À Yopougon, le cœur politique d’Abidjan bat à peine. Les habitants, désabusés, tournent le dos à l’élection. Qu’est-ce qui explique ce silence dans un ancien bastion ?

Dans les rues animées de Yopougon, la plus grande commune d’Abidjan, l’effervescence électorale semble s’être éteinte. À l’approche de l’élection présidentielle du 25 octobre 2025 en Côte d’Ivoire, une étrange apathie enveloppe ce quartier jadis vibrant de ferveur politique. Autrefois bastion de l’ancien président Laurent Gbagbo, Yopougon, surnommé affectueusement « Yop » ou « Poy », semble avoir perdu son âme militante. Pourquoi ce désintérêt soudain ? Qu’est-ce qui pousse les habitants de ce fief historique à tourner le dos à la politique ?

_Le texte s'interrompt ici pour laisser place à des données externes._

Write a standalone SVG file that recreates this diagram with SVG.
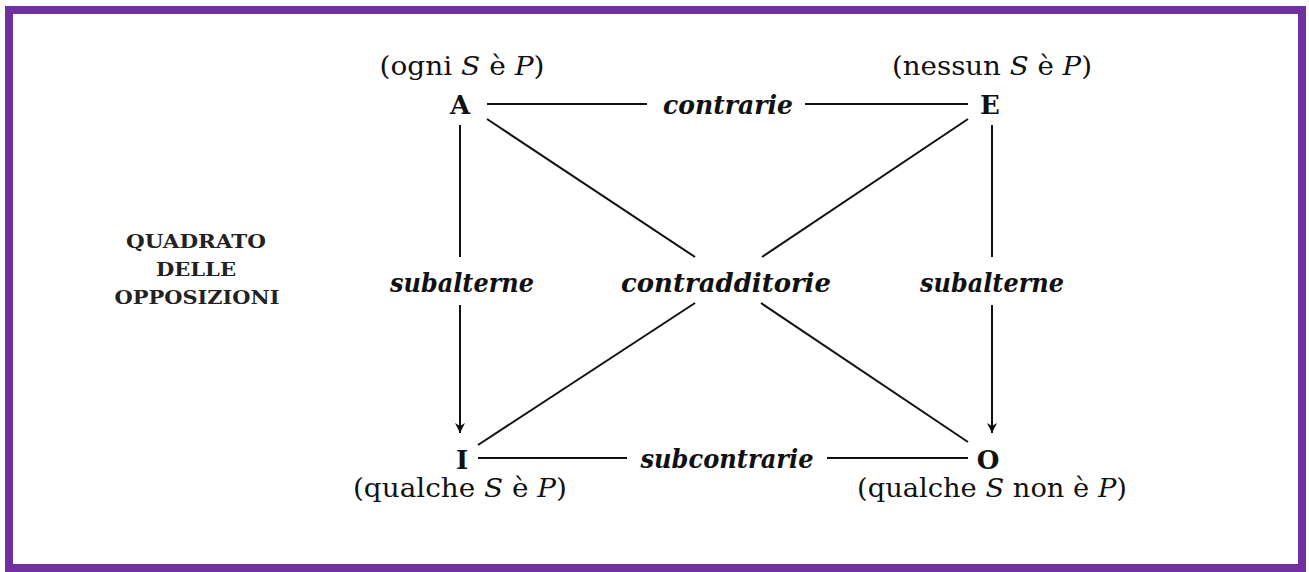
<svg xmlns="http://www.w3.org/2000/svg" width="1309" height="572" viewBox="0 0 1309 572">
<style>
.t{font-family:"DejaVu Serif","Liberation Serif",serif;font-size:26px;fill:#111;text-anchor:middle}
.b{font-weight:bold}
.i{font-style:italic}
.lbl{font-family:"DejaVu Serif","Liberation Serif",serif;font-size:26px;font-style:italic;font-weight:bold;fill:#111;text-anchor:middle}
.ttl{font-family:"DejaVu Serif","Liberation Serif",serif;font-size:18px;font-weight:bold;fill:#222;text-anchor:middle}
.ln{stroke:#111;stroke-width:2;fill:none}
</style>
<defs>
<marker id="arr" viewBox="0 0 10 10" refX="10" refY="5" markerWidth="10" markerHeight="10" markerUnits="userSpaceOnUse" orient="auto">
<path d="M0,0 L10,5 L0,10 L3,5 Z" fill="#111"/>
</marker>
</defs>
<rect x="0" y="0" width="1309" height="572" fill="#fff"/>
<rect x="9" y="10" width="1293" height="558" fill="#fff" stroke="#7030a0" stroke-width="8"/>

<g id="title">
<text class="ttl" x="196" y="248" textLength="140" lengthAdjust="spacingAndGlyphs">QUADRATO</text>
<text class="ttl" x="196" y="276" textLength="80" lengthAdjust="spacingAndGlyphs">DELLE</text>
<text class="ttl" x="197" y="304" textLength="165" lengthAdjust="spacingAndGlyphs">OPPOSIZIONI</text>
</g>

<g id="node-A">
<text class="t" x="462" y="75" textLength="165" lengthAdjust="spacingAndGlyphs">(ogni <tspan class="i">S</tspan> è <tspan class="i">P</tspan>)</text>
<text class="t b" x="460" y="114">A</text>
</g>
<g id="node-E">
<text class="t" x="992" y="75" textLength="200" lengthAdjust="spacingAndGlyphs">(nessun <tspan class="i">S</tspan> è <tspan class="i">P</tspan>)</text>
<text class="t b" x="990" y="114">E</text>
</g>
<g id="node-I">
<text class="t b" x="462" y="469">I</text>
<text class="t" x="460" y="497" textLength="214" lengthAdjust="spacingAndGlyphs">(qualche <tspan class="i">S</tspan> è <tspan class="i">P</tspan>)</text>
</g>
<g id="node-O">
<text class="t b" x="988" y="469">O</text>
<text class="t" x="992" y="497" textLength="270" lengthAdjust="spacingAndGlyphs">(qualche <tspan class="i">S</tspan> non è <tspan class="i">P</tspan>)</text>
</g>

<g id="connectors">
<line class="ln" x1="487" y1="104" x2="647" y2="104"/>
<line class="ln" x1="805" y1="104" x2="968" y2="104"/>
<line class="ln" x1="478" y1="458" x2="627" y2="458"/>
<line class="ln" x1="827" y1="458" x2="968" y2="458"/>
<line class="ln" x1="460" y1="125" x2="460" y2="257"/>
<line class="ln" x1="460" y1="305" x2="460" y2="433" marker-end="url(#arr)"/>
<line class="ln" x1="992" y1="125" x2="992" y2="257"/>
<line class="ln" x1="992" y1="305" x2="992" y2="433" marker-end="url(#arr)"/>
<line class="ln" x1="487" y1="119" x2="695" y2="257"/>
<line class="ln" x1="761" y1="303" x2="968" y2="442"/>
<line class="ln" x1="968" y1="119" x2="762" y2="257"/>
<line class="ln" x1="695" y1="303" x2="478" y2="445"/>
<text class="lbl" x="728" y="114" textLength="130" lengthAdjust="spacingAndGlyphs">contrarie</text>
<text class="lbl" x="727" y="468" textLength="173" lengthAdjust="spacingAndGlyphs">subcontrarie</text>
<text class="lbl" x="462" y="292" textLength="144" lengthAdjust="spacingAndGlyphs">subalterne</text>
<text class="lbl" x="992" y="292" textLength="144" lengthAdjust="spacingAndGlyphs">subalterne</text>
<text class="lbl" x="726" y="292" textLength="210" lengthAdjust="spacingAndGlyphs">contradditorie</text>
</g>
</svg>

Yopougon : Un bastion en perte d’élan

À Yopougon, le pouls politique bat faiblement. Cette commune, qui abrite près de 500 000 électeurs, soit une part significative des 9 millions d’électeurs ivoiriens, a longtemps été un symbole de résistance et d’engagement. Historiquement, elle était le cœur battant du soutien à Laurent Gbagbo, président de 2000 à 2011. Mais aujourd’hui, les habitants semblent désabusés, comme Alain, un chauffeur de taxi de 44 ans qui parcourt les rues sans intention de voter. « La campagne ? On ne la sent pas ici », confie-t-il, amer.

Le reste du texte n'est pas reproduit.